- Directed by: Lars von Trier
- Written by: Lars von Trier and Niels Vørsel
- Produced by: Peter Aalbæk Jensen
- Production company: Zentropa
- Distributed by: Filmmagasinet Ekko
- Release date: 25 August 2010;
- Running time: 27 minutes
- Country: Denmark
- Language: English

= Dimension (film) =

Dimension is a 2010 Danish unfinished gangster film written and directed by Lars von Trier.
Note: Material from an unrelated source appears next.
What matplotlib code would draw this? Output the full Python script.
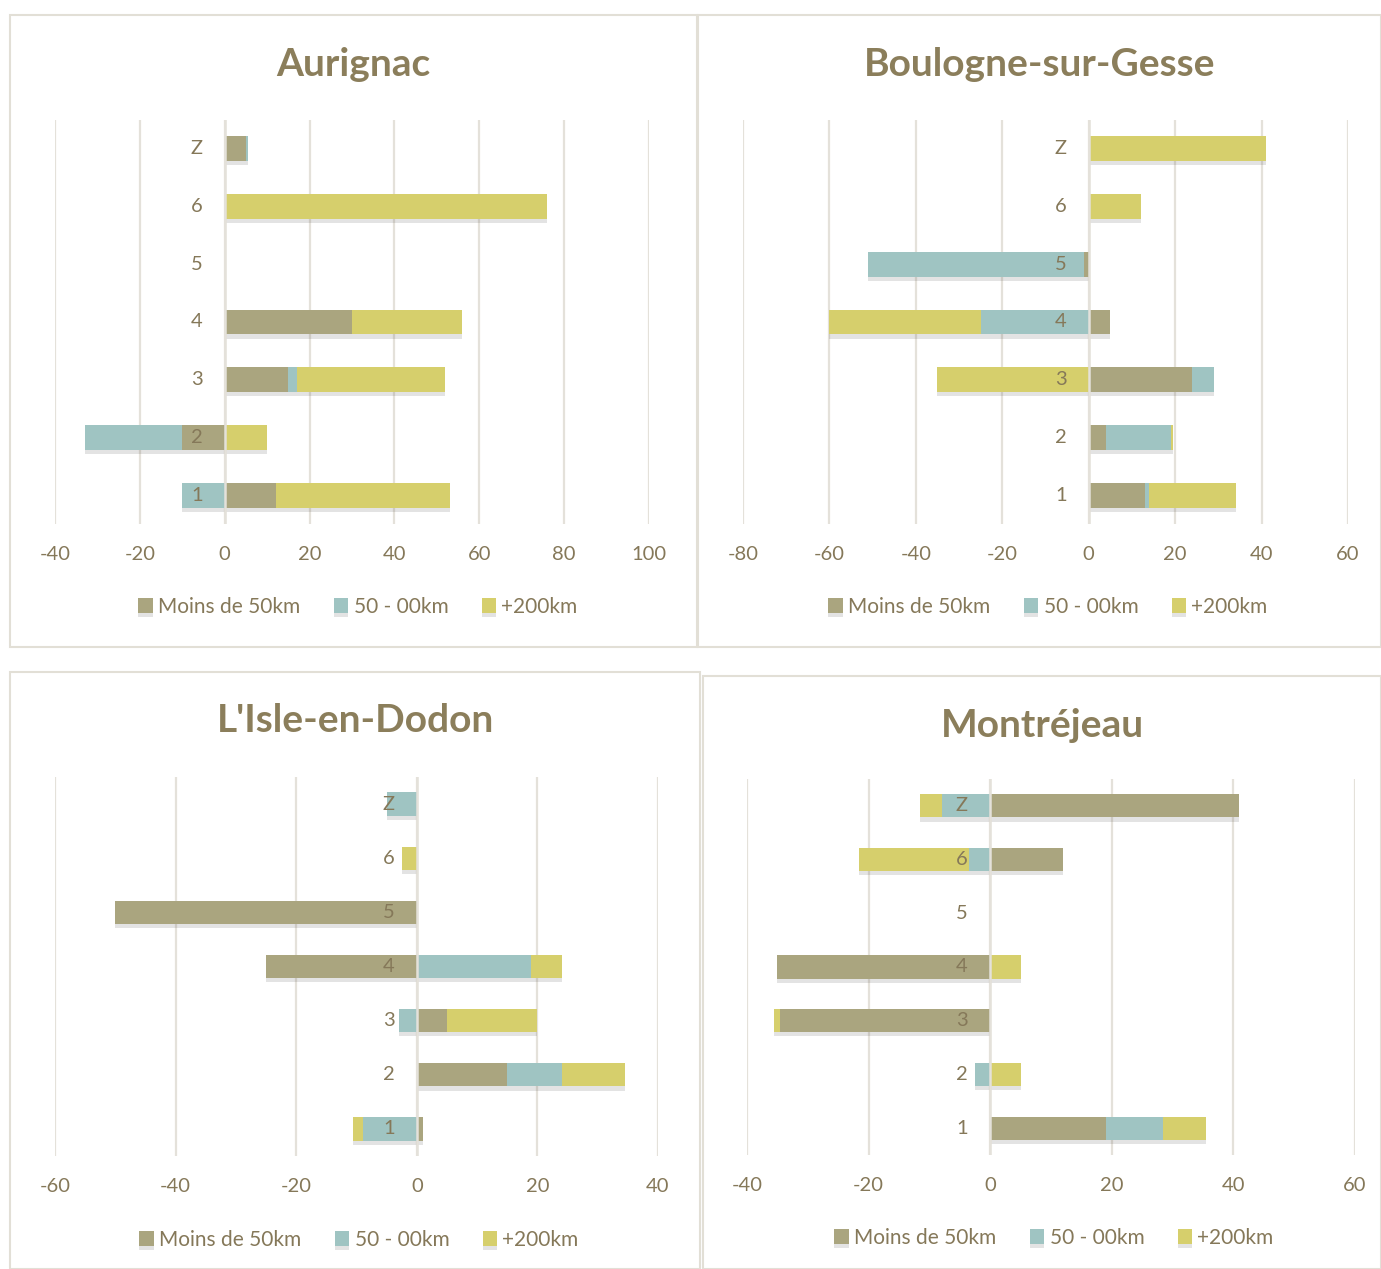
import numpy as np
import matplotlib
matplotlib.use("Agg")
import matplotlib.pyplot as plt
import matplotlib.patheffects as pe
from matplotlib.patches import Rectangle

plt.rcParams['font.family'] = ['Lato', 'DejaVu Sans']

categories = ['1', '2', '3', '4', '5', '6', 'Z']
series_names = ['Moins de 50km', '50 - 00km', '+200km']

# values per town, one list per distance band (categories 1..6, Z)
aurignac_moins = [12, -10, 15, 30, 0, 0, 5]
aurignac_mid = [-10, -23, 2, 0, 0, 0, 0.5]
aurignac_plus = [41, 10, 35, 26, 0, 76, 0]

boulogne_moins = [13, 4, 24, 5, -1, 0, 0]
boulogne_mid = [1, 15, 5, -25, -50, 0, 0]
boulogne_plus = [20, 0.5, -35, -35, 0, 12, 41]

isle_moins = [1, 15, 5, -25, -50, 0, 0]
isle_mid = [-9, 9, -3, 19, 0, 0, -5]
isle_plus = [-1.5, 10.5, 15, 5, 0, -2.5, 0]

montrejeau_moins = [19, 0, -34.5, -35, 0, 12, 41]
montrejeau_mid = [9.5, -2.5, 0, 0, 0, -3.5, -8]
montrejeau_plus = [7, 5, -1, 5, 0, -18, -3.5]

COLORS = ['#aaa57f', '#9fc4c2', '#d6cf6c']
TXT = '#857859'
TITLE_C = '#8b7e5b'
GRID_C = '#e4e1da'
FRAME_C = '#e2dfd6'

W, H = 1381, 1269
fig = plt.figure(figsize=(W / 100, H / 100), dpi=100)


def fx(px):
    return px / W


def fy(py):
    return 1 - py / H


def panel(frame, plot_box, title, title_y, legend_xy, data, xlim, xticks):
    # frame and plot box in pixels: (x0, y0, x1, y1), y measured from the top
    x0, y0, x1, y1 = frame
    fig.patches.append(Rectangle((fx(x0), fy(y1)), fx(x1 - x0), (y1 - y0) / H,
                                 transform=fig.transFigure, fill=False,
                                 edgecolor=FRAME_C, lw=1.5, zorder=0))
    px0, py0, px1, py1 = plot_box
    ax = fig.add_axes([fx(px0), fy(py1), fx(px1 - px0), (py1 - py0) / H])
    y = np.arange(len(categories))
    pos = np.zeros(len(categories))
    neg = np.zeros(len(categories))
    handles = []
    for vals, color, name in zip(data, COLORS, series_names):
        vals = np.asarray(vals, dtype=float)
        left = np.where(vals >= 0, pos, neg)
        bars = ax.barh(y, vals, left=left, height=0.43, color=color,
                       label=name, zorder=2)
        for b in bars:
            b.set_path_effects([pe.SimplePatchShadow(offset=(0, -3),
                                                     alpha=0.14,
                                                     shadow_rgbFace='#3a3a3a'),
                                pe.Normal()])
        handles.append(bars)
        pos += np.clip(vals, 0, None)
        neg += np.clip(vals, None, 0)

    ax.set_xlim(*xlim)
    ax.set_ylim(-0.5, len(categories) - 0.5)
    ax.set_xticks(xticks)
    ax.set_xticklabels([str(t) for t in xticks])
    ax.tick_params(axis='x', length=0, pad=16, labelsize=14.5, colors=TXT)
    ax.set_yticks([])
    for t in xticks:
        ax.axvline(t, color=GRID_C, lw=1.6, zorder=1)
    ax.axvline(0, color=GRID_C, lw=1.8, zorder=3)
    for s in ax.spines.values():
        s.set_visible(False)
    for i, c in enumerate(categories):
        ax.annotate(c, xy=(0, i), xytext=(-16, 0), textcoords='offset points',
                    ha='right', va='center', fontsize=14.5, color=TXT, zorder=4)

    fig.text(fx((x0 + x1) / 2), fy(title_y), title, ha='center', va='center',
             fontsize=28, fontweight='bold', color=TITLE_C)
    leg = fig.legend(handles, series_names, loc='center', ncol=3,
                     bbox_to_anchor=(fx(legend_xy[0]), fy(legend_xy[1])),
                     frameon=False, fontsize=15, handlelength=0.7,
                     handleheight=0.7, handletextpad=0.25, columnspacing=1.6)
    for t in leg.get_texts():
        t.set_color(TXT)
    return ax


panel((10, 15, 697, 647), (55, 120, 649, 524), 'Aurignac', 64, (358, 607),
      [aurignac_moins, aurignac_mid, aurignac_plus], (-40, 100),
      [-40, -20, 0, 20, 40, 60, 80, 100])
panel((698, 15, 1381, 647), (743, 120, 1348, 524), 'Boulogne-sur-Gesse', 64,
      (1048, 607), [boulogne_moins, boulogne_mid, boulogne_plus], (-80, 60),
      [-80, -60, -40, -20, 0, 20, 40, 60])
panel((10, 672, 700, 1269), (55, 777, 658, 1156), "L'Isle-en-Dodon", 721,
      (359, 1240), [isle_moins, isle_mid, isle_plus], (-60, 40),
      [-60, -40, -20, 0, 20, 40])
panel((703, 676, 1381, 1269), (747, 779, 1355, 1155), 'Montréjeau', 725,
      (1054, 1238), [montrejeau_moins, montrejeau_mid, montrejeau_plus],
      (-40, 60), [-40, -20, 0, 20, 40, 60])

fig.savefig('out.png', dpi=100)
Production began in 1990, and the film was shot over eight years from 1990 until production ended in 1997. The original intention was to continue production in four-minute segments every year for a period of 33 years, with a final release in 2024. The unfinished film, released on DVD in 2010, consists of the completed footage as a short film.

== Cast ==
Trier was known in the same regular group of European actors including French-American Jean-Marc Barr, German Udo Kier, and Swedish Stellan Skarsgård, who were cast in several later Trier films: Breaking the Waves, Dancer in the Dark, Dogville, and Nymphomaniac. Also some actors appeared in the film from his previous works including Katrin Cartlidge (Breaking the Waves), Baard Owe (Medea, Europa, and Riget), Ernst-Hugo Järegård (Europa and Riget), Eddie Constantine (Europa), Jens Okking (Riget).